This looks like a job for recursive programming! :P
I first looked at this and thought it was going to be a on-liner (and probably is in perl).
There are other non-recursive ways (enumerate all combinations of indexes into segments then loop through, for example) but I think this is more interesting, and probably 'better'.

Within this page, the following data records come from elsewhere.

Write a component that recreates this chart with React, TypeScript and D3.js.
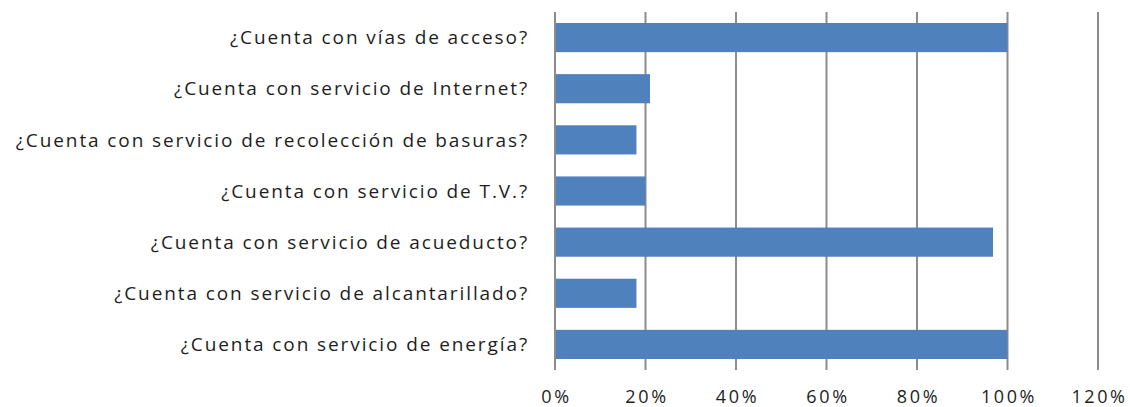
import React, { useEffect, useRef } from "react";
import * as d3 from "d3";

const categories = [
  "¿Cuenta con vías de acceso?",
  "¿Cuenta con servicio de Internet?",
  "¿Cuenta con servicio de recolección de basuras?",
  "¿Cuenta con servicio de T.V.?",
  "¿Cuenta con servicio de acueducto?",
  "¿Cuenta con servicio de alcantarillado?",
  "¿Cuenta con servicio de energía?",
];
const values = [1.0, 0.21, 0.18, 0.2, 0.968, 0.18, 1.0];
const ticks = [0, 0.2, 0.4, 0.6, 0.8, 1.0, 1.2];

export default function App() {
  const svgRef = useRef<SVGSVGElement>(null);

  useEffect(() => {
    const svg = d3.select(svgRef.current);
    svg.selectAll("*").remove();

    const margin = { top: 12, left: 555, right: 32, bottom: 37 };
    const width = 1130;
    const height = 407;
    const innerW = width - margin.left - margin.right;
    const innerH = height - margin.top - margin.bottom;

    const x = d3.scaleLinear().domain([0, 1.2]).range([0, innerW]);
    const y = d3
      .scaleBand()
      .domain(categories)
      .range([0, innerH])
      .paddingInner(0.43)
      .paddingOuter(0.215);

    const g = svg.append("g").attr("transform", `translate(${margin.left},${margin.top})`);

    // vertical gridlines
    g.selectAll("line.grid")
      .data(ticks)
      .join("line")
      .attr("class", "grid")
      .attr("x1", (d) => x(d))
      .attr("x2", (d) => x(d))
      .attr("y1", 0)
      .attr("y2", innerH)
      .attr("stroke", "#8c8c8c")
      .attr("stroke-width", 2);

    // bars
    g.selectAll("rect.bar")
      .data(values)
      .join("rect")
      .attr("class", "bar")
      .attr("x", x(0) + 1)
      .attr("y", (_, i) => y(categories[i])!)
      .attr("width", (d) => x(d) - x(0) - 1)
      .attr("height", y.bandwidth())
      .attr("fill", "#4f81bd");

    // category labels
    g.selectAll("text.cat")
      .data(categories)
      .join("text")
      .attr("class", "cat")
      .attr("x", -26)
      .attr("y", (d) => y(d)! + y.bandwidth() / 2)
      .attr("dy", "0.35em")
      .attr("text-anchor", "end")
      .style("font-family", "'Open Sans', sans-serif")
      .style("font-size", "19px")
      .style("letter-spacing", "1.9px")
      .attr("fill", "#1e1e1e")
      .text((d) => d);

    // x tick labels
    g.selectAll("text.tick")
      .data(ticks)
      .join("text")
      .attr("class", "tick")
      .attr("x", (d) => x(d) + 1.5)
      .attr("y", innerH + 33)
      .attr("text-anchor", "middle")
      .style("font-family", "'Open Sans', sans-serif")
      .style("font-size", "18px")
      .style("letter-spacing", "2.6px")
      .attr("fill", "#1e1e1e")
      .text((d) => d3.format(".0%")(d));
  }, []);

  return <svg ref={svgRef} width={1130} height={407} style={{ position: "absolute", left: 0, top: 0 }} />;
}
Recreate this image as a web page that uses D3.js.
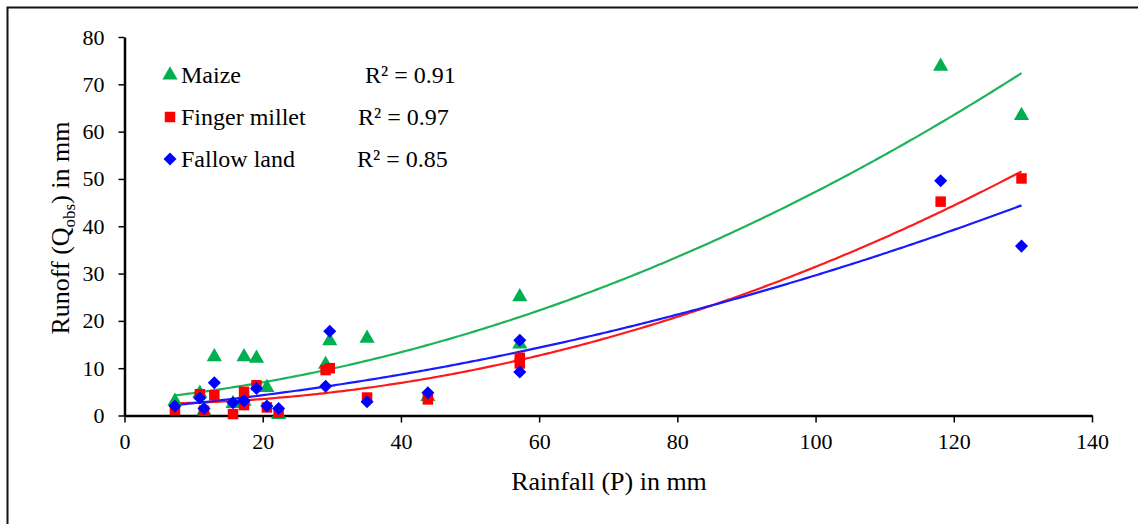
<!DOCTYPE html>
<html>
<head>
<meta charset="utf-8">
<script src="https://cdn.jsdelivr.net/npm/d3@7"></script>
<style>
  @font-face { font-family: "ChartSerif"; src: local("Liberation Serif"), local("LiberationSerif"), local("LiberationSerif-Regular"); }
  body { margin: 0; background: #fff; }
  svg text { font-family: "Liberation Serif" !important; }
</style>
</head>
<body>
<div id="chart"></div>
<script>
// rainfall events (mm) shared by the three plots
let rainfall = [7.3, 10.9, 11.5, 13.0, 15.7, 17.3, 17.3, 19.1, 20.6, 22.3, 29.1, 29.7, 35.1, 43.9, 57.2, 57.2, 118.1, 129.8];
let maize    = [3.0, 4.7, 1.0, 12.4, 2.5, 12.4, 3.0, 12.1, 5.9, 0.2, 10.8, 15.8, 16.3, 4.0, 25.1, 15.1, 73.8, 63.4];
let millet   = [1.2, 4.5, 1.0, 4.3, 0.3, 5.0, 2.2, 6.4, 1.7, 0.6, 9.6, 10.0, 3.8, 3.4, 12.2, 11.0, 45.2, 50.1];
let fallow   = [2.0, 3.7, 1.5, 6.9, 2.7, 3.1, 3.1, 5.7, 2.0, 1.5, 6.2, 17.8, 2.9, 4.8, 15.9, 9.2, 49.6, 35.8];
let seriesNames = ["Maize", "Finger millet", "Fallow land"];
let r2Labels = ["R² = 0.91", "R² = 0.97", "R² = 0.85"];
let xTicks = [0, 20, 40, 60, 80, 100, 120, 140];
let yTicks = [0, 10, 20, 30, 40, 50, 60, 70, 80];

let colors = ["#00b050", "#ff0000", "#0000ff"];
let lineColors = ["#1db35a", "#ff1a1a", "#1a1aff"];
let shapes = [d3.symbolTriangle, d3.symbolSquare, d3.symbolSquare];
let sizes = [100, 110, 85];
let rot = [0, 0, 45];

let margin = { top: 37, left: 124.5, right: 46, bottom: 108.5 };
let W = 1138, H = 524;
let w = W - margin.left - margin.right;
let h = H - margin.top - margin.bottom;

let svg = d3.select("body").append("svg")
    .attr("width", W)
    .attr("height", H)
    .attr("font-family", "Liberation Serif");

// outer frame
svg.append("path")
    .attr("d", `M7.5,${H} V7.5 H${W}`)
    .attr("fill", "none")
    .attr("stroke", "#111")
    .attr("stroke-width", 2);

let g = svg.append("g")
    .attr("transform", `translate(${margin.left}, ${margin.top})`);

let x = d3.scaleLinear().domain([0, 140]).range([0, w]);
let y = d3.scaleLinear().domain([0, 80]).range([h, 0]);

// least squares 2nd order polynomial (like the excel trendline)
function polyFit(xs, ys) {
    let s = [0, 0, 0, 0, 0], t = [0, 0, 0];
    xs.forEach((xv, i) => {
        for (let k = 0; k < 5; k++) s[k] += Math.pow(xv, k);
        for (let k = 0; k < 3; k++) t[k] += ys[i] * Math.pow(xv, k);
    });
    let A = [[s[0], s[1], s[2], t[0]], [s[1], s[2], s[3], t[1]], [s[2], s[3], s[4], t[2]]];
    for (let i = 0; i < 3; i++) {
        for (let j = i + 1; j < 3; j++) {
            let f = A[j][i] / A[i][i];
            for (let k = i; k < 4; k++) A[j][k] -= f * A[i][k];
        }
    }
    let c = [0, 0, 0];
    for (let i = 2; i >= 0; i--) {
        let v = A[i][3];
        for (let k = i + 1; k < 3; k++) v -= A[i][k] * c[k];
        c[i] = v / A[i][i];
    }
    return c;
}

// axes
let xAxis = d3.axisBottom(x).tickValues(xTicks).tickSize(7).tickSizeOuter(0);
let yAxis = d3.axisLeft(y).tickValues(yTicks).tickSize(6).tickSizeOuter(0);

let gx = g.append("g")
    .attr("transform", `translate(0, ${h})`)
    .call(xAxis)
    .attr("font-family", "Liberation Serif")
    .attr("font-size", 22);
gx.select(".domain").attr("stroke-width", 2.5);
gx.selectAll(".tick line").attr("stroke-width", 1.5);
gx.selectAll(".tick text")
    .attr("y", 14)
    .attr("dy", "0.9em")
    .attr("fill", "#000");

let gy = g.append("g")
    .call(yAxis)
    .attr("font-family", "Liberation Serif")
    .attr("font-size", 22);
gy.select(".domain").attr("stroke-width", 2.5);
gy.selectAll(".tick line").attr("stroke-width", 1.5);
gy.selectAll(".tick text")
    .attr("x", -20)
    .attr("fill", "#000");

let allSeries = [maize, millet, fallow];

// trendlines
let xMin = d3.min(rainfall), xMax = d3.max(rainfall);
let xs = d3.range(xMin, xMax, 0.5).concat([xMax]);
allSeries.forEach(function(vals, i) {
    let c = polyFit(rainfall, vals);
    g.append("path")
        .datum(xs)
        .attr("fill", "none")
        .attr("stroke", lineColors[i])
        .attr("stroke-width", 2.2)
        .attr("d", d3.line().x(d => x(d)).y(d => y(c[0] + c[1] * d + c[2] * d * d)));
});

// points, maize first so it sits underneath
allSeries.forEach(function(vals, i) {
    g.append("g").selectAll("path")
        .data(vals)
        .enter()
        .append("path")
        .attr("d", d3.symbol().type(shapes[i]).size(sizes[i]))
        .attr("transform", (d, j) => `translate(${x(rainfall[j])}, ${y(d)}) rotate(${rot[i]})`)
        .attr("fill", colors[i]);
});

// legend
let legY = [75, 117, 159];
let r2X = [365, 358, 357];
seriesNames.forEach(function(name, i) {
    svg.append("path")
        .attr("d", d3.symbol().type(shapes[i]).size(sizes[i]))
        .attr("transform", `translate(170, ${legY[i]}) rotate(${rot[i]})`)
        .attr("fill", colors[i]);
    svg.append("text")
        .attr("x", 181)
        .attr("y", legY[i])
        .attr("dy", "0.35em")
        .attr("font-size", 24)
        .text(name);
    svg.append("text")
        .attr("x", r2X[i])
        .attr("y", legY[i])
        .attr("dy", "0.35em")
        .attr("font-size", 24)
        .text(r2Labels[i]);
});

// axis titles
svg.append("text")
    .attr("x", 609)
    .attr("y", 490)
    .attr("text-anchor", "middle")
    .attr("font-size", 26)
    .text("Rainfall (P) in mm");

let yt = svg.append("text")
    .attr("transform", "translate(69, 228) rotate(-90)")
    .attr("text-anchor", "middle")
    .attr("font-size", 26);
yt.append("tspan").text("Runoff (Q");
yt.append("tspan").attr("font-size", 17).attr("dy", 6).text("obs");
yt.append("tspan").attr("dy", -6).text(") in mm");
</script>
</body>
</html>
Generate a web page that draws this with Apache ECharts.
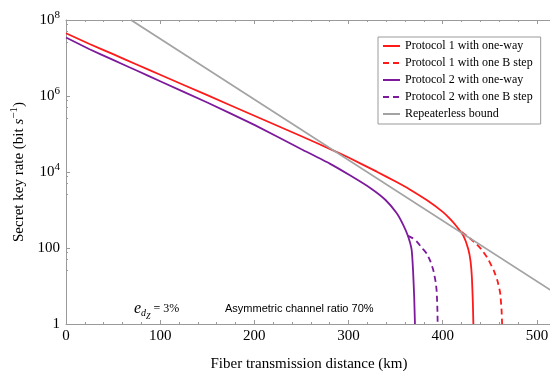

$str = explode('|', 'abc|b|ac');
$strlen = count( $str );
$results = array();
function splitAndForeach( $bchar , $oldindex, $tempthread) {
global $strlen, $str, $results;
$temp = $tempthread;
$newindex = $oldindex + 1;
if ( $bchar != '') { array_push($temp, $bchar ); }
if ( $newindex <= $strlen ){
print "starting foreach loop on string '".$str[$newindex-1]."' \n";
foreach(str_split( $str[$newindex - 1] ) as $c) {
print "Going into next depth ($newindex) of recursion on char $c \n";
splitAndForeach( $c , $newindex, $temp);
}
} else {
$found = implode('|', $temp);
print "Array length (max recursion depth) reached, result: $found \n";
array_push( $results, $found );
$temp = $tempthread;
$index = 0;
print "***************** Reset index to 0 *****************\n\n";
}
}
splitAndForeach('', 0, array() );
print "your results: \n";
print_r($results);
You could have two arrays: the alternatives and a current counter.
$alternatives = array(array('a', 'b', 'c'), array('b'), array('a', 'c'));
$counter = array(0, 0, 0);
Then, in a loop, you increment the "last digit" of the counter, and if that is equal to the number of alternatives for that position, you reset that "digit" to zero and increment the "digit" left to it. This works just like counting with decimal numbers.
The string for each step is built by concatenating the $alternatives[$i][$counter[$i]] for each digit.
You are finished when the "first digit" becomes as large as the number of alternatives for that digit.
Example: for the above variables, the counter would get the following values in the steps:
0,0,0
0,0,1
1,0,0 (overflow in the last two digit)
1,0,1
2,0,0 (overflow in the last two digits)
2,0,1
3,0,0 (finished, since the first "digit" has only 3 alternatives)